Order statistics of Rosenstock's trapping problem in disordered media

TL;DR

This paper studies the order statistics of trapping times for multiple random walkers in disordered media, revealing that higher-order Rosenstock approximations are necessary and effective for accurate modeling in such complex systems.

Contribution

It introduces a new approach to higher-order Rosenstock approximations based on the ratio of cumulants to moments, validated through simulations on disordered percolation aggregates.

Findings

Large ratios of cumulants to moments in disordered media

Higher-order Rosenstock approximations improve trapping time predictions

Simulation results confirm theoretical predictions

Abstract

The distribution of times $t_{j,N}$ elapsed until the first $j$ independent random walkers from a set of $N \gg 1$, all starting from the same site, are trapped by a quenched configuration of traps randomly placed on a disordered lattice is investigated.
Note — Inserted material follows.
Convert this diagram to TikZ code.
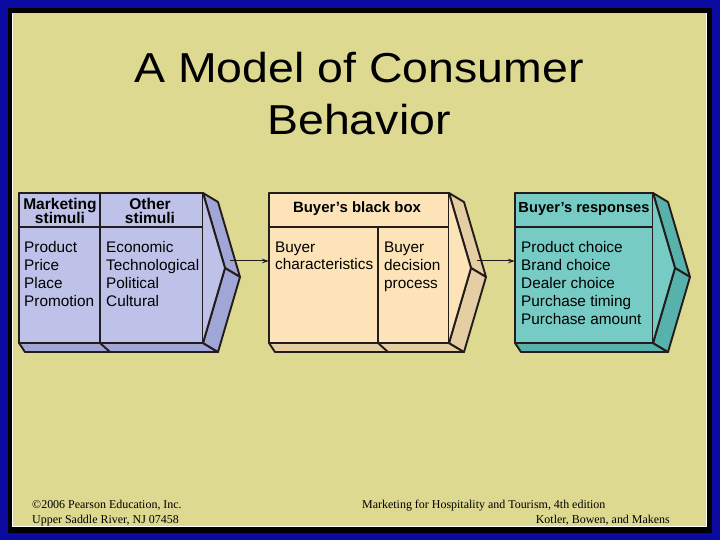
\documentclass[tikz,border=0pt]{standalone}
\usepackage{graphicx}
\usepackage{fontspec}
\setmainfont{Liberation Sans}
\newfontfamily\footfont{Liberation Serif}
\usetikzlibrary{arrows.meta}
\definecolor{slideblue}{RGB}{10,10,160}
\definecolor{slidetan}{RGB}{221,217,144}
\definecolor{edge}{RGB}{35,28,28}
\definecolor{lavfront}{RGB}{190,194,232}
\definecolor{lavside}{RGB}{160,167,214}
\definecolor{peachfront}{RGB}{253,228,184}
\definecolor{peachside}{RGB}{230,206,164}
\definecolor{tealfront}{RGB}{118,204,196}
\definecolor{tealside}{RGB}{88,178,172}
\tikzset{
  outline/.style={draw=edge, line width=1.9bp, line join=round},
  frontbox/.style={outline, rectangle, inner sep=0pt, outer sep=0pt, anchor=north west, minimum height=150bp},
  boxtext/.style={inner sep=0pt, anchor=base west, align=left, font=\fontsize{15.4}{18}\selectfont},
  headtext/.style={inner sep=0pt, anchor=base, align=center, font=\bfseries\fontsize{15}{15}\selectfont},
  foottext/.style={inner sep=0pt, font=\footfont\fontsize{12}{14}\selectfont},
  flow/.style={draw=edge, line width=1bp, -{Stealth[length=7bp,width=4.5bp]}}
}
% #1 left x, #2 right x, #3 front colour, #4 side colour, #5 node name
\newcommand\chevbox[5]{%
  \path[outline, fill=#4] (#1,343) -- (#2,343) -- (#2+15,352) -- (#1+6,352) -- cycle;
  \path[outline, fill=#4] (#2,193) -- (#2+15,202) -- (#2+37,277) -- (#2+22,268) -- cycle;
  \path[outline, fill=#4] (#2+22,268) -- (#2+37,277) -- (#2+15,352) -- (#2,343) -- cycle;
  \node[frontbox, fill=#3, minimum width=#2bp-#1bp] (#5) at (#1,193) {};
  \path[outline, fill=#3] (#2,193) -- (#2+22,268) -- (#2,343);
  \draw[outline] (#5.west |- 0,227) -- (#5.east |- 0,227);
}
\begin{document}
\begin{tikzpicture}[x=1bp,y=-1bp]
\useasboundingbox (0,0) rectangle (720,540);
\fill[slideblue] (0,0) rectangle (720,540);
\fill[black] (8,8) rectangle (712,533);
\fill[white] (12,13) rectangle (707,527);
\fill[slidetan] (13,13) rectangle (706,526);

% title
\node[inner sep=0pt, anchor=base] (title1) at (359,83)
  {\scalebox{1.11}[1]{\fontsize{42}{52}\selectfont A Model of Consumer}};
\node[inner sep=0pt, anchor=base] (title2) at (359,135)
  {\scalebox{1.11}[1]{\fontsize{42}{52}\selectfont Behavior}};

% box 1: stimuli (base anchor = last line)
\chevbox{19}{203}{lavfront}{lavside}{f1}
\draw[outline] (100,193) -- (100,343) -- (110,352);
\node[headtext, font=\bfseries\fontsize{15.6}{15}\selectfont] (h1a) at (60,224) {Marketing\\stimuli};
\node[headtext, font=\bfseries\fontsize{15.6}{15}\selectfont] (h1b) at (150,224) {Other\\stimuli};
\node[boxtext] (t1a) at (24,306) {Product\\Price\\Place\\Promotion};
\node[boxtext] (t1b) at (106,306) {Economic\\Technological\\Political\\Cultural};

% box 2: black box
\chevbox{269}{449}{peachfront}{peachside}{f2}
\draw[outline] (378,227) -- (378,343) -- (388,352);
\node[headtext] (h2) at (357,213) {Buyer's black box};
\node[boxtext] (t2a) at (275,270) {Buyer\\characteristics};
\node[boxtext] (t2b) at (384,288) {Buyer\\decision\\process};

% box 3: responses
\chevbox{515}{653}{tealfront}{tealside}{f3}
\node[headtext, font=\bfseries\fontsize{14.7}{15}\selectfont] (h3) at (584,213) {Buyer's responses};
\node[boxtext] (t3) at (521,324) {Product choice\\Brand choice\\Dealer choice\\Purchase timing\\Purchase amount};

% connectors
\coordinate (s1) at (230,261);
\coordinate (s2) at (477,261);
\draw[flow] (s1) -- (s1 -| f2.west);
\draw[flow] (s2) -- (s2 -| f3.west);

% footer
\node[foottext, anchor=base west] (c1) at (32,508) {©2006 Pearson Education, Inc.};
\node[foottext, anchor=base west] (c2) at (32,523) {Upper Saddle River, NJ 07458};
\node[foottext, anchor=base west] (c3) at (362,508) {Marketing for Hospitality and Tourism, 4th edition};
\node[foottext, anchor=base east] (c4) at (670,523) {Kotler, Bowen, and Makens};
\end{tikzpicture}
\end{document}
In doing so, the cumulants of the distribution of the territory explored by $N$ independent random walkers $S_N(t)$ and the probability $\Phi_N(t)$ that no particle of an initial set of $N$ is trapped by time $t$ are considered. Simulation results for the two-dimensional incipient percolation aggregate show that the ratio between the $n$th cumulant and the $n$th moment of $S_N(t)$ is, for large $N$, (i) very large in comparison with the same ratio in Euclidean media, and (ii) almost constant. The first property implies that, in contrast with Euclidean media, approximations of order higher than the standard zeroth-order Rosenstock approximation are required to provide a reasonable description of the trapping order statistics. Fortunately, the second property (which has a geometric origin) can be exploited to build these higher-order Rosenstock approximations. Simulation results for the two-dimensional incipient percolation aggregate confirm the predictions of our approach.